Environmental NGO Fern has urged the EU not to abandon Forest Law Enforcement, Governance and Trade (FLEGT) licensing following the release of critical initial findings from the European Commission’s (EC) recent Fitness Check of the EU Timber Regulation (EUTR) and FLEGT. These state that both have failed to achieve key aims and their criticism was further highlighted in a FERN webinar presentation by Hugo Maria-Schally of the EC DG Environment.

In a later webinar, hosted by the FLEGT Independent Market Monitor (IMM) (https:// bit.ly/3w0Z5m1), TTF managing director David Hopkins said FLEGT was essentially about improving forest and timber sector governance, which was fundamental to any effort to maintain forests and their climate regulating capacity. But, he said, a weakness of the EU – and UK supported – timber legality assurance initiative was that it didn’t seem to have anybody specifically focused on “pushing it forward and trying to make it work” and he suggested its management was “possibly in the wrong place”.

The EC Fitness Check did come up with some positive findings, including that FLEGT, had broadened stakeholder engagement in supplier country forest sector policy making and improved governance. The EUTR, meanwhile, had focused the timber trade on keeping supply chains “clean”.

However, preliminary conclusions were also that there was “no evidence that FLEGT Voluntary Partnership Agreements (VPAs) with supplier countries [which are so far all tropical] have contributed to reducing illegal logging or consumption of illegal wood in the EU”.

The VPA process, which ultimately leads to FLEGT licensing, was also described as slow and costly, with only Indonesia, so far, having completed it and started licensing.

Criticism of the EUTR included that it was complex for importer operators and competent authorities (CAs) to assess illegality risk and difficult to prove breaches in court.

Suggestions for ways forward from the current FLEGT approach included “alternative support mechanisms for partner countries without the elements that don’t work – [that is] licensing in a trade agreement”.

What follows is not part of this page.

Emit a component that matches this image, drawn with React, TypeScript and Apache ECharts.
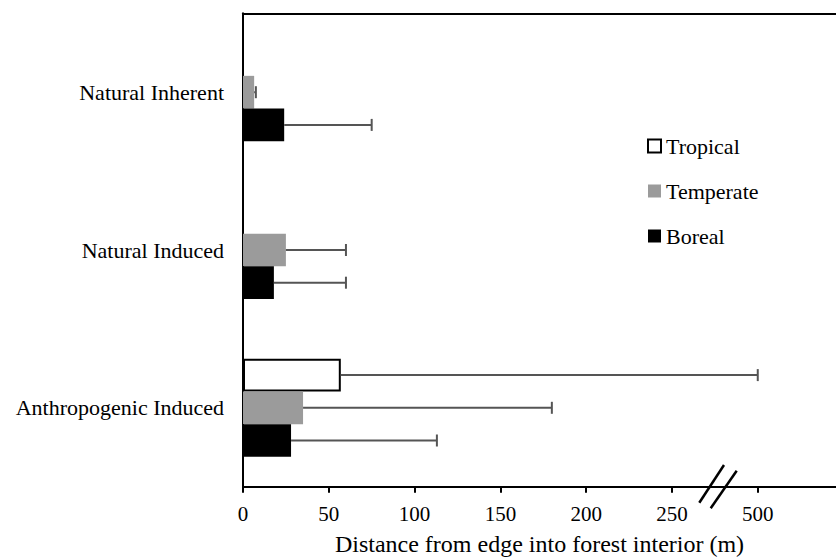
import React, { useEffect, useRef } from "react";
import * as echarts from "echarts";

const categories = ["Natural Inherent", "Natural Induced", "Anthropogenic Induced"];
const seriesNames = ["Tropical", "Temperate", "Boreal"];
const tropicalValues: (number | null)[] = [null, null, 57];
const temperateValues: (number | null)[] = [6.5, 25, 35];
const borealValues: (number | null)[] = [24, 18, 28];
const tropicalUpper: (number | null)[] = [null, null, 500];
const temperateUpper: (number | null)[] = [7.5, 60, 180];
const borealUpper: (number | null)[] = [75, 60, 113];
const tickLabels = ["0", "50", "100", "150", "200", "250", "500"];
const tickValues = [0, 50, 100, 150, 200, 250, 500];

// axis break: above 250 the scale is compressed (250 -> 500 spans one interval)
const disp = (v: number) => (v <= 250 ? v : 250 + (v - 250) / 5);

const FONT = "'Liberation Serif', 'Times New Roman', serif";
const BAR_W = 32.7;
const X_MAX = 345.6;

export default function App() {
  const ref = useRef<HTMLDivElement>(null);
  useEffect(() => {
    if (!ref.current) return;
    const chart = echarts.init(ref.current, undefined, { renderer: "svg" });
    const values = [tropicalValues, temperateValues, borealValues];
    const uppers = [tropicalUpper, temperateUpper, borealUpper];
    const errData: number[][] = [];
    values.forEach((arr, s) => {
      arr.forEach((v, i) => {
        const u = uppers[s][i];
        if (v != null && u != null) errData.push([disp(v), disp(u), i, s]);
      });
    });
    const tickPos = tickValues.map(disp);
    const labelMap: Record<number, string> = {};
    tickPos.forEach((t, k) => (labelMap[t] = tickLabels[k]));
    const styles = [
      { color: "#ffffff", borderColor: "#000000", borderWidth: 2 },
      { color: "#9b9b9b" },
      { color: "#000000" },
    ];
    chart.setOption({
      animation: false,
      backgroundColor: "#ffffff",
      grid: {
        left: 243,
        top: 13.3,
        right: 0,
        height: 473.4,
        containLabel: false,
        outerBoundsMode: "none",
      },
      legend: {
        orient: "vertical",
        left: 642,
        top: 130,
        itemWidth: 13,
        itemHeight: 13,
        itemGap: 23,
        data: seriesNames,
        icon: "rect",
        textStyle: { fontFamily: FONT, fontSize: 22, color: "#000" },
      },
      xAxis: [
        {
          type: "value",
          min: 0,
          max: X_MAX,
          name: "Distance from edge into forest interior (m)",
          nameLocation: "middle",
          nameGap: 45,
          nameTextStyle: { fontFamily: FONT, fontSize: 24, color: "#000" },
          axisLine: { show: true, lineStyle: { color: "#000", width: 2 } },
          axisTick: { show: true, length: 6, customValues: tickPos, lineStyle: { color: "#000", width: 2 } },
          axisLabel: {
            fontFamily: FONT,
            fontSize: 21,
            color: "#000",
            margin: 17,
            customValues: tickPos,
            formatter: (v: number) => labelMap[v] ?? "",
          },
          splitLine: { show: false },
        },
        {
          type: "value",
          position: "top",
          min: 0,
          max: X_MAX,
          axisLine: { show: true, onZero: false, lineStyle: { color: "#000", width: 2 } },
          axisTick: { show: false },
          axisLabel: { show: false },
          splitLine: { show: false },
        },
      ],
      yAxis: {
        type: "category",
        inverse: true,
        data: categories,
        axisLine: { show: true, lineStyle: { color: "#000", width: 2 } },
        axisTick: { show: false },
        axisLabel: { fontFamily: FONT, fontSize: 22, color: "#000", margin: 19 },
      },
      series: [
        ...seriesNames.map((name, s) => ({
          name,
          type: "bar",
          barWidth: BAR_W,
          barGap: "0%",
          itemStyle: styles[s],
          data: values[s].map((v) => (v == null ? "-" : disp(v))),
        })),
        {
          name: "errors",
          type: "custom",
          encode: { x: [0, 1], y: 2 },
          data: errData,
          z: 5,
          renderItem: (params: any, api: any) => {
            const p0 = api.coord([api.value(0), api.value(2)]);
            const p1 = api.coord([api.value(1), api.value(2)]);
            const slot = api.value(3);
            const y = p0[1] + (slot - 1) * BAR_W;
            const st = { stroke: "#555555", lineWidth: 2 };
            return {
              type: "group",
              children: [
                { type: "line", shape: { x1: p0[0], y1: y, x2: p1[0], y2: y }, style: st },
                { type: "line", shape: { x1: p1[0], y1: y - 6, x2: p1[0], y2: y + 6 }, style: st },
              ],
            };
          },
        },
      ],
      graphic: [
        { type: "line", shape: { x1: 699.3, y1: 502.7, x2: 724, y2: 465 }, style: { stroke: "#000", lineWidth: 2.5 }, z: 100 },
        { type: "line", shape: { x1: 710.7, y1: 508.3, x2: 736.7, y2: 470.7 }, style: { stroke: "#000", lineWidth: 2.5 }, z: 100 },
      ],
    });
    return () => chart.dispose();
  }, []);
  return (
    <div
      ref={ref}
      style={{ position: "fixed", left: 0, top: 0, width: 836, height: 559, background: "#fff" }}
    />
  );
}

Speaking at FERN’s recent webinar ‘Due diligence based regulation for forest risk commodities’, Mr Schally said that, at a time when the EU is focused under its Green Deal on achieving deforestation and forest-degradation- free supply chains across the board, an idea is that FLEGT VPAs give way to broader partnerships with forest supplier countries encompassing the range of forest risk commodities. That includes beef, cocoa, soya and palm oil as well as wood. “It is also clear that we are moving from [assured] legality to sustainability,” he said.

In its response (https://bit.ly/3AaqwNE), FERN said the suggestion the EC will axe FLEGT licensing has been met with “alarm and a sense of betrayal” by civil society in VPA countries.

“Dropping FLEGT VPAs would likely increase pressure on forests from illegal logging and undermine the EU’s commitments under its Green Deal,” it said.

It added that, rather than abandoning FLEGT VPAs, the EC should “place pressure on producer countries to resolve political issues that are slowing [FLEGT licensing] being finalised”.

“They should also strengthen EUTR enforcement, so illegal timber stops getting into the EU,” said FERN.

A report from the Centre for International Forestry Research (CIFOR), also contradicted the EU’s initial Fitness Check findings, saying that FLEGT had, in fact, contributed to a reduction in illegal logging in Indonesia, Ghana and Cameroon (https://bit.ly/3qCsEZV).

In the IMM webinar, ‘Tropical trade trends and FLEGT profile’, Mr Hopkins described the TTF’s government-backed FLEGT communication campaign. To date this has included multi-media information and e-learning programmes and last year’s ‘Conversations about Climate Change’, a design competition to target the specifier audience, featuring timber from FLEGT VPA countries.

The TTF had received funding from the Foreign, Commonwealth and Development Office to continue the campaign to the end of 2022 and the next outcome will be a six-week exhibition and presentations project in London, including the release of a Timber Manifesto. The project, to coincide with the COP26 Climate Change Conference in Glasgow this November, will also address the technical potential and environmental benefits of timber in construction and other topics around forest and timber’s carbon and climate merits, but forest governance and FLEGT will be a core focus. The event will be backed with extensive digital communications to reach as wide an audience as possible, notably delegates at the UN event.

Without credible systems of forest governance, said Mr Hopkins, deforestation issues will never be tackled; forest countries will increasingly struggle to attract inward investment and forest management will deteriorate.

FLEGT, he said, can be the corner stone of a strong, independently monitored legal framework for forestry, notably in the tropics, helping attract trade and finance, so incentivising more investment in the forests. But the system needed a specific organisation and individual to take charge and the question of how it should best develop addressed.

“The EU should recognise that they haven’t done enough to push [FLEGT] forward,” he said. “They should either step up to the plate or admit Europe is not the principal driver or influence in the tropical trade it was and that it needs help. FLEGT [management] is possibly in the wrong place. You may need to involve an international secretariat, with others, including China and the tropical producers themselves, sitting round the table to make this whole thing work.”